Capítulo 4

0 0 0
                                    

Arrastei-me para a cozinha, meus olhos pesados de sono e segredos recém-descobertos. Minha mãe já estava sentada à mesa, uma xícara fumegante entre as mãos. Agatha, com o cabelo todo bagunçado e usando uma camiseta grande demais que reconheci como sendo minha, estava encostada no balcão da pia, mexendo no celular.

"E aí, zumbi?", Agatha brincou assim que me viu, um sorriso cansado em seus lábios.

"Fala, Medusa", retruquei, apontando para seu cabelo desarrumado. Ela revirou os olhos, mas seu sorriso se alargou um pouco.

"Bom dia, filho", minha mãe disse suavemente. "Quer café?"

Assenti, grato. Agatha se adiantou, pegando uma xícara do armário. "Deixa que eu faço, tia Helena. A senhora já fez demais."

Enquanto Agatha preparava meu café, sentei-me à mesa, observando minha mãe. Seus olhos pareciam distantes, perdidos em pensamentos que eu só podia imaginar.

"Como foi a noite?", perguntei, tentando soar casual.

Minha mãe suspirou. "Ah, você sabe... Não muito diferente das outras."

Agatha colocou a xícara na minha frente e se sentou conosco. "Eu tive uns sonhos malucos", ela disse, tentando aliviar o clima. "Tipo, eu estava numa festa na escola, só que todo mundo era um pinguim. Bizarro, né?"

Ri baixinho, grato pela tentativa dela de trazer um pouco de normalidade. "Pinguins, é? Acho que você andou assistindo muitos documentários da National Geographic."

"Ei, não julga!", ela protestou, me dando um soquinho de leve no braço. "E você? Sonhou com o quê?"

Hesitei, o peso das revelações da noite anterior pesando em meu peito. Como explicar que meus "sonhos" eram muito mais reais e assustadores do que pinguins em uma festa escolar?

"Ah, nada demais", menti, evitando o olhar dela. "Não lembro direito."

Agatha me encarou por um momento, como se soubesse que eu estava escondendo algo. Mas antes que ela pudesse insistir, minha mãe falou:

"Seu pai tinha muitos pesadelos, sabia?", ela disse, sua voz distante. "Às vezes, ele acordava gritando nomes que eu nunca tinha ouvido."

Senti meu coração acelerar. "Que tipo de nomes?", perguntei, tentando não parecer muito interessado.

Minha mãe deu de ombros. "Não lembro ao certo. Mas ele sempre dizia que eram só sonhos ruins."

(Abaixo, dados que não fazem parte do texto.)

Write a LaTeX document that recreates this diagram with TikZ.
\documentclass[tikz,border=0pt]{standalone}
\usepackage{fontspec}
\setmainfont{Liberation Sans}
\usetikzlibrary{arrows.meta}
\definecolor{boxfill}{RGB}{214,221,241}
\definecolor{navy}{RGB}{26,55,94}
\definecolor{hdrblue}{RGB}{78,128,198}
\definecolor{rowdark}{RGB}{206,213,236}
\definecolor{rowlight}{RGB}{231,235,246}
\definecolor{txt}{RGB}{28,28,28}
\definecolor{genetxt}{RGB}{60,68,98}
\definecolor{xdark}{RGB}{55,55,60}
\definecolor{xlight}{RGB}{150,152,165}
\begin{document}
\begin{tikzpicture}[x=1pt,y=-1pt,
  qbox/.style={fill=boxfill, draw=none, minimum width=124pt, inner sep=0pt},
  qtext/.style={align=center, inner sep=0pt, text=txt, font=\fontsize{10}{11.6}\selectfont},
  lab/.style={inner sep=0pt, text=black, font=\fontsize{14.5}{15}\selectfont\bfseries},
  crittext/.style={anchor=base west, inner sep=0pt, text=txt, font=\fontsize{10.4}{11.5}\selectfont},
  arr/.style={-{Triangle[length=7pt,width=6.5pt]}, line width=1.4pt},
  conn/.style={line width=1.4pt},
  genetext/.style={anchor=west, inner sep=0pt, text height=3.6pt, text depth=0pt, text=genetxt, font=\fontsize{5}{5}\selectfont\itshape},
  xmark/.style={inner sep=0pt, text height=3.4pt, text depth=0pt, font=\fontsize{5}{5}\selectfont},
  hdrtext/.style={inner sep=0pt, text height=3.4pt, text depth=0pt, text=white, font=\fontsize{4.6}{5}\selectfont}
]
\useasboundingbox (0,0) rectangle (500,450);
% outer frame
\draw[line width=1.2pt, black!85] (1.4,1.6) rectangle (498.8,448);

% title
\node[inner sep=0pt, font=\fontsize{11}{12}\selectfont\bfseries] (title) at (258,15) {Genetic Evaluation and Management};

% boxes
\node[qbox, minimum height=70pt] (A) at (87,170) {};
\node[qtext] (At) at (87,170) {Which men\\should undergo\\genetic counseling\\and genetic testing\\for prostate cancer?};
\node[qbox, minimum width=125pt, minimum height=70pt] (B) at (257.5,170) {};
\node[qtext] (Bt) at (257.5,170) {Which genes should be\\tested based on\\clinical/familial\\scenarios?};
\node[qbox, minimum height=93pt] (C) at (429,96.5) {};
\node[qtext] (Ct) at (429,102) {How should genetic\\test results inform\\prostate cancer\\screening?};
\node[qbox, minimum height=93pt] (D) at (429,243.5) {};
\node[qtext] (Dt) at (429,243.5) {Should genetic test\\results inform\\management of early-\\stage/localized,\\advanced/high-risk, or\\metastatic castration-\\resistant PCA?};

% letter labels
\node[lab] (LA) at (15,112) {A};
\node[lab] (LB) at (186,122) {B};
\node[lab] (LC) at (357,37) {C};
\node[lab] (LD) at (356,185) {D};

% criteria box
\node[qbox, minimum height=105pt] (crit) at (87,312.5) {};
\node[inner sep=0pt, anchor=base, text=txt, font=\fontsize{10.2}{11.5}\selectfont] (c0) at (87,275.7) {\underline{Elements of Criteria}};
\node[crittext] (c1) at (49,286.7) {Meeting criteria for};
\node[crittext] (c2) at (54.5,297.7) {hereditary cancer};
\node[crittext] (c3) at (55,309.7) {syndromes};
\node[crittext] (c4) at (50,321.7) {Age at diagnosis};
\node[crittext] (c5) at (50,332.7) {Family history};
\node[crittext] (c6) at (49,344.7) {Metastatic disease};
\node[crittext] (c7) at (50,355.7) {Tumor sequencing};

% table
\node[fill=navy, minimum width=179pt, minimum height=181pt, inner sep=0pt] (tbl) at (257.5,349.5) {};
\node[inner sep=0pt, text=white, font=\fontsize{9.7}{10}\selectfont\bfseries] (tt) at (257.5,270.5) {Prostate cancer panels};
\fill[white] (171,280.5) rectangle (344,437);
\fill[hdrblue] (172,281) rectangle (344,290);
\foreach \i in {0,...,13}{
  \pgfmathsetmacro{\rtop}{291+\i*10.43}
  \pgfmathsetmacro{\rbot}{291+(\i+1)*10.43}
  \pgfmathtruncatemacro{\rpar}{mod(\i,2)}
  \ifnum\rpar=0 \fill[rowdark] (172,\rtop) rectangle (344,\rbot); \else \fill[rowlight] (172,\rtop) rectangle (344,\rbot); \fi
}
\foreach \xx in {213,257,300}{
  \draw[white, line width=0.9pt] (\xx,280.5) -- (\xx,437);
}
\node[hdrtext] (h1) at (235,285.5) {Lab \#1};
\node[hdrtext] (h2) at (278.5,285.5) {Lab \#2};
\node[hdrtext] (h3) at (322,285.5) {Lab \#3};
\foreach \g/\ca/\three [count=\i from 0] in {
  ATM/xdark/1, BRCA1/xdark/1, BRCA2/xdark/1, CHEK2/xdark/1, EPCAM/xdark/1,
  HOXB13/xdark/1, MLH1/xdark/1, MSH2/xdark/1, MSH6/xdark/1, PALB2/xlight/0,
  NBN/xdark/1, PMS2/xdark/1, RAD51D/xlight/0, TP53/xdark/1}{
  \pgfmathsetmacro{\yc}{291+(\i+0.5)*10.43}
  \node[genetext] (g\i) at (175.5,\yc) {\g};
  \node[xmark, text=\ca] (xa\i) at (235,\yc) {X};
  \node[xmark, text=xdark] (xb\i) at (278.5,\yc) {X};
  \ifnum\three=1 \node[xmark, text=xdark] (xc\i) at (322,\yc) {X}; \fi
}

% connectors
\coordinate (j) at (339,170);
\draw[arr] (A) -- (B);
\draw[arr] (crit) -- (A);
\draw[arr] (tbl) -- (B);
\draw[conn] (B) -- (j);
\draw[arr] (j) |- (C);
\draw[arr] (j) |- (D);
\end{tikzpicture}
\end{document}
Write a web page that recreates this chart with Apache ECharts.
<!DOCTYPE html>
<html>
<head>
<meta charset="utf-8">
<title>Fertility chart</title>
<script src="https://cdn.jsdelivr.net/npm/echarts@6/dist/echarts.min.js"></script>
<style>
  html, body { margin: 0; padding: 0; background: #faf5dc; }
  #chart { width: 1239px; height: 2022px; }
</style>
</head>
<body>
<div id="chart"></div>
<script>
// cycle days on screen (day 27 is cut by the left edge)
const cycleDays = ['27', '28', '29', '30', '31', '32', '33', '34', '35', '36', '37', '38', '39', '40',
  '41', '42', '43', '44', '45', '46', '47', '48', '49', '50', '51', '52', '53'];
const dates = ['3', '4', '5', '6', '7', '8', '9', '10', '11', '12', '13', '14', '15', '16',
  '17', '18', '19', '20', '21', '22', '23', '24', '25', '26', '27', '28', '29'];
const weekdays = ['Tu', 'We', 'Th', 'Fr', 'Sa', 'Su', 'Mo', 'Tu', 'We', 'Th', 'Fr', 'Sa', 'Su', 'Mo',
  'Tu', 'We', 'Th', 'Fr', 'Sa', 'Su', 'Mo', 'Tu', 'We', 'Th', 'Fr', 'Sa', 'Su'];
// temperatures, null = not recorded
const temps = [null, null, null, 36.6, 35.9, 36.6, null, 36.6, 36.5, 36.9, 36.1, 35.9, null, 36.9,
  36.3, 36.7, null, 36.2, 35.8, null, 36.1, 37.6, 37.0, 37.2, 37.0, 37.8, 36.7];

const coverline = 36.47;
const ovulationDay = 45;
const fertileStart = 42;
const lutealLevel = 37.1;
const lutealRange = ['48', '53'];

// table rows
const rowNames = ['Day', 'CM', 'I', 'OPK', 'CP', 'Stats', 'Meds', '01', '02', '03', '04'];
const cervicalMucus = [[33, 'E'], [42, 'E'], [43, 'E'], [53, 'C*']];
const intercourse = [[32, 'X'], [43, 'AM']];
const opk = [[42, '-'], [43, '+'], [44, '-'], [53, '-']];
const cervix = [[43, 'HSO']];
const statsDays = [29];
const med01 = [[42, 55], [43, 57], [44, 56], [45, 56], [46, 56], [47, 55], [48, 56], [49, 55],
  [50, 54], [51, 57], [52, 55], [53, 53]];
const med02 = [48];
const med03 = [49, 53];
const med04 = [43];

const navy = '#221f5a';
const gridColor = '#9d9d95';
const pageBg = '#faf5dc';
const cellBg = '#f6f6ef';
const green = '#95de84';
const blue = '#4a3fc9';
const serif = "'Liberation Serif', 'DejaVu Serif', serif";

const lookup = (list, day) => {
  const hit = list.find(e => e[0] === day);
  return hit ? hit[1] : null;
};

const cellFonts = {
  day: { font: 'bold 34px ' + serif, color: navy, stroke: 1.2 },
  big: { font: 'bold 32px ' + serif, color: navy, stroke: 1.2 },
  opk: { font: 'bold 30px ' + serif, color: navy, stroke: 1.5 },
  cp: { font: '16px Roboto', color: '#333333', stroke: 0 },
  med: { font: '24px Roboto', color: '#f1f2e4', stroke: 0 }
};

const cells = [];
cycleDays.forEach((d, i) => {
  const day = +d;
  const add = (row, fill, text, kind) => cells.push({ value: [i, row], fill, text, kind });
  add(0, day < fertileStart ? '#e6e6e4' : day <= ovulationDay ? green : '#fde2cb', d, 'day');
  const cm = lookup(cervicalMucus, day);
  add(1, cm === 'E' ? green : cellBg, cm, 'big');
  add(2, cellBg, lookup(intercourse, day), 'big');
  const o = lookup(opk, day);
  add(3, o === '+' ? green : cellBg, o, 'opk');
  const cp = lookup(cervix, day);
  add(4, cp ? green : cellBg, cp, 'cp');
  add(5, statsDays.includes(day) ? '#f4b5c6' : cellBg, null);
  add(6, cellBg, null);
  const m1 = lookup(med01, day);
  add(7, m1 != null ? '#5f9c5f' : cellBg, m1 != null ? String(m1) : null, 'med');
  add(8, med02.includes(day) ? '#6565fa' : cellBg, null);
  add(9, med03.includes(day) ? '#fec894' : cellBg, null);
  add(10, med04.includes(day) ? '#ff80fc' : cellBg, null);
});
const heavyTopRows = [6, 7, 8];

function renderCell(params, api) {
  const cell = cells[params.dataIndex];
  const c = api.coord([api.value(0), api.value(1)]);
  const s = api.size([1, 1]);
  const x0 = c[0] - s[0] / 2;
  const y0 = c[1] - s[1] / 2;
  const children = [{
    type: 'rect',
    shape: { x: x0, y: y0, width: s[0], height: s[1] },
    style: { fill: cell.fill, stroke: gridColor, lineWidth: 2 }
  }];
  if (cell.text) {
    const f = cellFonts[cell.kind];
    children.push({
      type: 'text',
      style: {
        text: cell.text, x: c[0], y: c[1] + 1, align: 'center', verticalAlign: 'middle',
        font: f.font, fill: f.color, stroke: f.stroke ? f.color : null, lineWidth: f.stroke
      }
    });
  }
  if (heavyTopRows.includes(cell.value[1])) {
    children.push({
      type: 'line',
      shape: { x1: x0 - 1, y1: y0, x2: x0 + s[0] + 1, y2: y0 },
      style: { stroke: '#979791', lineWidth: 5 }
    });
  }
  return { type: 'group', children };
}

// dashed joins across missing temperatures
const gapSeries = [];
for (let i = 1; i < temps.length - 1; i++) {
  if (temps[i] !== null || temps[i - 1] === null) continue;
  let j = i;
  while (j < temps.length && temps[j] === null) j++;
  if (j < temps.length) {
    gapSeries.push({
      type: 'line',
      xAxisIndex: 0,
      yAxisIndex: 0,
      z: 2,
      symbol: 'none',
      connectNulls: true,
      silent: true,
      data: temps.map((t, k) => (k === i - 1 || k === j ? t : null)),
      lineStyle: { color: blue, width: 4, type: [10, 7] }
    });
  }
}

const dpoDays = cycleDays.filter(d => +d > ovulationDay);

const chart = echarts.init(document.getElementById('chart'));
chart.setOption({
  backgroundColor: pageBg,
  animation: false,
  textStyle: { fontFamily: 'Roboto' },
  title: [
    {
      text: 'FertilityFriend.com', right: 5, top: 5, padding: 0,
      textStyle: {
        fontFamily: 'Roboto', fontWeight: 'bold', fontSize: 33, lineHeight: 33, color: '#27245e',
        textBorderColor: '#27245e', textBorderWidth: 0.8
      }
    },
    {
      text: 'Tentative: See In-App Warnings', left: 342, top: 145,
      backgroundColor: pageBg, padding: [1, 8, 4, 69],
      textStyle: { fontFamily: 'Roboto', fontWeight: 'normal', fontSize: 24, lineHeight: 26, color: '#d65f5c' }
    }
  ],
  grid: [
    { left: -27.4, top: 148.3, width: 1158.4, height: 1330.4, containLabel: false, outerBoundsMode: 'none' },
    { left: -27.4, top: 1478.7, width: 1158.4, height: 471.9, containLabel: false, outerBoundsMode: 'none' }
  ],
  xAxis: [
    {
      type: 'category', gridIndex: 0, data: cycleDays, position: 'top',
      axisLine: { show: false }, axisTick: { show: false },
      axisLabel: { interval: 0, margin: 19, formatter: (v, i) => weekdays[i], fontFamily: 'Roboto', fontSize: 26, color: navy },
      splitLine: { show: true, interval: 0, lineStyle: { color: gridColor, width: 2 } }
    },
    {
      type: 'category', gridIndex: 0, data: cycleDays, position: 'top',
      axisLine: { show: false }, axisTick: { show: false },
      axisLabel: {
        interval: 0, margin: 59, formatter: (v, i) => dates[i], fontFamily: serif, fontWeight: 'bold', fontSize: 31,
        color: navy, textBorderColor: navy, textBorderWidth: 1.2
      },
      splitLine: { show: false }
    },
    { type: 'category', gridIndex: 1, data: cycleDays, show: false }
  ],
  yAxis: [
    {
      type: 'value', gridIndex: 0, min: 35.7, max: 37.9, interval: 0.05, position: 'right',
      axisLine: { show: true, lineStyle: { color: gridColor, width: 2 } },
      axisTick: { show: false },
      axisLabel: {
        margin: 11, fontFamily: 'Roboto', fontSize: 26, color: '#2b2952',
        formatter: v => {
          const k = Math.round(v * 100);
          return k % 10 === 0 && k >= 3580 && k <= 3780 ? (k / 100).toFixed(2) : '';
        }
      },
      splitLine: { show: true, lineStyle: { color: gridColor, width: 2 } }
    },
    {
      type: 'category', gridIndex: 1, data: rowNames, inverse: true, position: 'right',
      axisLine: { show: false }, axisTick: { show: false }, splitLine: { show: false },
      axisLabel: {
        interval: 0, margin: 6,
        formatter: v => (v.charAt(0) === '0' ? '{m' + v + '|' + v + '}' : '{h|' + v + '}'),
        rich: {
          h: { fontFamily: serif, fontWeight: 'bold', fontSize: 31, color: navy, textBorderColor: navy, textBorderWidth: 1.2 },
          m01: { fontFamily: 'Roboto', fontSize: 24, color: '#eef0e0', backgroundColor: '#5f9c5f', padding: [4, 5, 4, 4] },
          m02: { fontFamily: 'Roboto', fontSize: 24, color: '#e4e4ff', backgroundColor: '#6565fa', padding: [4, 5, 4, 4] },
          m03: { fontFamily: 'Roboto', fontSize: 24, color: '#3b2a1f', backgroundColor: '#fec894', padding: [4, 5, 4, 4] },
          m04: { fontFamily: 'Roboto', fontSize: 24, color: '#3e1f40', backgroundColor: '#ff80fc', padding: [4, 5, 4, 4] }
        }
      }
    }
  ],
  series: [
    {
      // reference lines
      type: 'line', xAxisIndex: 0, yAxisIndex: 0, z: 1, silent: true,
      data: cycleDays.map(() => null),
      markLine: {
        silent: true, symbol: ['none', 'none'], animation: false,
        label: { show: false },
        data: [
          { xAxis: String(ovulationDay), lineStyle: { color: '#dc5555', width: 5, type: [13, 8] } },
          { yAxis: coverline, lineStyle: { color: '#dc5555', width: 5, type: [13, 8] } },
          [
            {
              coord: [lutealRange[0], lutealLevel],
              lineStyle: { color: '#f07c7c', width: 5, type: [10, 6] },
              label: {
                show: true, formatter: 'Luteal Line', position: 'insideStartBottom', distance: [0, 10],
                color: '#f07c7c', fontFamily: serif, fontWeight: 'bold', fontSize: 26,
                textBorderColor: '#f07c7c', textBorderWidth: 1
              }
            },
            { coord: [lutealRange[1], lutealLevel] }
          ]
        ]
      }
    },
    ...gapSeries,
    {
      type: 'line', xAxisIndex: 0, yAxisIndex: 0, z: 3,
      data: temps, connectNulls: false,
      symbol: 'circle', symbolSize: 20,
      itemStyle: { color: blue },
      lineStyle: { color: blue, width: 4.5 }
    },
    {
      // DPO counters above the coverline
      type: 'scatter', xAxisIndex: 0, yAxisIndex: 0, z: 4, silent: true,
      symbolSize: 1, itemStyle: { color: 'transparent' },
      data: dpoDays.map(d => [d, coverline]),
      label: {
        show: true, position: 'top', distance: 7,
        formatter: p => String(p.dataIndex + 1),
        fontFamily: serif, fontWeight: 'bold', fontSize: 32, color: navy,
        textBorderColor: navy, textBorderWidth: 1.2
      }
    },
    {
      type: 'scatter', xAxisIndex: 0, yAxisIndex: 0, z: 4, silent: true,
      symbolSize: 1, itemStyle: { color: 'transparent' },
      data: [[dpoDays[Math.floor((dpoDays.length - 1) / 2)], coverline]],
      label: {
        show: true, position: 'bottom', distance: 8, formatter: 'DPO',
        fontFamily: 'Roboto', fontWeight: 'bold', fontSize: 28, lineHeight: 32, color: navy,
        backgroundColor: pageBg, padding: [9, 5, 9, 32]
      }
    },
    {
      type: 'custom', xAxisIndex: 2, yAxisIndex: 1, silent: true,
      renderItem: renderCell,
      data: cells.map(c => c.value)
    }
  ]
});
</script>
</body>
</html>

"Ei", Agatha disse de repente, seu rosto se iluminando com uma ideia. "Que tal você vir almoçar lá em casa hoje? A Lucinha tá fazendo aquela lasanha que você ama. A gente podia assistir uns filmes, sei lá... Tentar esquecer um pouco, sabe?"

Olhei para minha mãe, hesitante. Ela forçou um pequeno sorriso. "Acho uma ótima ideia, filho. Vai te fazer bem sair um pouco. Eu tenho algumas coisas para resolver no hospital, de qualquer forma."

"Tem certeza?", perguntei, a culpa apertando meu peito.

Minha mãe se levantou, vindo até mim e beijando o topo da minha cabeça. "Tenho. Vá se distrair um pouco. Deus sabe que todos nós precisamos."

Assenti, grato pela permissão, mas sentindo o peso da responsabilidade se assentar ainda mais pesadamente sobre meus ombros. Enquanto Agatha falava animadamente sobre os filmes que poderíamos assistir, não pude deixar de pensar no que me aguardava.

Carlos Mancini. O espírito vingativo. As respostas que eu tanto buscava.

E a pergunta que me atormentava: até onde eu estava disposto a ir para descobrir a verdade sobre meu pai?